Après pas moins de onze heures de débat, la commission Climat du Parlement wallon a approuvé mardi au milieu de la nuit un projet de décret censé placer la Région sur la voie de la neutralité carbone à l'horizon de 2050.
Porté par le ministre Ecolo Philippe Henry, le nouveau texte, qui actualise le précédent décret wallon "Climat" de 2014, intègre notamment les nouveaux objectifs de réduction des gaz à effet de serre fixés par l'Union européenne pour 2030 et 2050.
La Région wallonne s'est engagée à réduire ses émissions de 55% d'ici 2030, et atteindre la neutralité carbone vingt ans plus tard. Outre cette confirmation, le nouveau décret renforce le comité d'experts sur le climat qui conseille la Région. Celui-ci passera de 7 à 10 membres.
Il ouvre également la voie à un dispositif de participation citoyenne sur le sujet, offre une base légale pour le soutien financier aux communes face au défi climatique, et prévoit une série de mesures d'adaptation face au réchauffement en cours.
Ainsi, une stratégie d'adaptation avec des objectifs sur cinq ans sera définie afin d'identifier les publics et zones vulnérables. Il est aussi prévu de renforcer les capacités de prévision et d'action en cas de phénomènes climatiques extrêmes (inondations, sécheresse,...).
Autre nouveauté: le texte amorce le lancement de la 3e génération des accords de branches en vigueur pour les industries.
Rebaptisés dorénavant 'conventions carbone', ces accords de branches -qui ont permis de réduire les émissions du secteur de 18% depuis 2005 selon le ministre Henry- seront élargis sur une base volontaire aux petites et moyennes entreprises, ainsi qu'au secteur public.
A l'été dernier, le comité wallon d'experts sur le climat avait déploré le contenu du projet de décret, fruit d'un compromis au sein de la majorité wallonne. Selon ce comité, le décret ne permettrait pas à la Wallonie d'atteindre son objectif de neutralité carbone à l'horizon 2050.
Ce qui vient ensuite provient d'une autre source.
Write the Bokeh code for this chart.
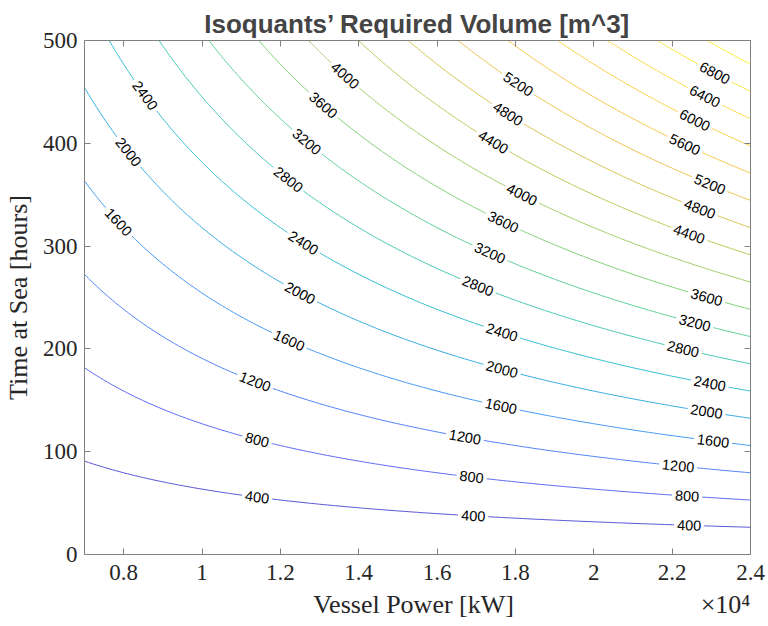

Lundi après-midi, à l'entame des débats sur le texte en commission, l'opposition PTB ainsi que les Engagés ont demandé avec insistance à ce que ces experts puissent être auditionnés, mais les députés de la majorité PS-MR-Ecolo ont repoussé la requête.
Le décret a finalement été approuvé mardi aux petites heures majorité contre opposition.
Chez les Engagés, Jean-Luc Crucke a voté contre. L'ancien ministre wallon a dénoncé un "rendez-vous raté" et une "marche arrière du gouvernement" par rapport aux engagements climatiques pris dans l'accord de majorité.
"Face à l'urgence climatique, je ne comprends pas qu'on vienne avec un texte comme celui-là et qu'on continue à nous dire qu'il est merveilleux", a grincé le député, pointant notamment la disparition d'objectifs sectoriels.
Pour sa défense, le ministre Henry a indiqué qu'il était logique que le nouveau décret ne contienne pas de mesures concrètes de réduction, celles-ci ayant été intégrées dans le nouveau Plan Air Climat Energie (PACE) adopté récemment par l'exécutif wallon, a-t-il expliqué.
Du côté du PTB, le député Laszlo Schonbrodt s'est abstenu, en pointant un décret "pas à la hauteur de l'urgence climatique".
"En fait, vous continuez les vieilles recettes de la politique climatique. Mais est-ce ça l'apport d'un ministre écologiste au gouvernement wallon?", a-t-il attaqué.
L'élu marxiste a notamment critiqué le mécanisme des accords de branche qui, selon lui, a permis aux entreprises participantes de profiter d'un soutien financier public sans réellement réduire leurs émissions.
Outre ce décret neutralité carbone, les députés ont approuvé lundi la clé de répartition convenue entre les entités du pays pour le partage des montants versés dans le fonds Kyoto, mais pour les seules années 2021 et 2022. Pour les années suivantes, les discussions sont toujours en cours.
Les deux textes devraient définitivement être approuvés le mois prochain en séance plénière du Parlement de Wallonie.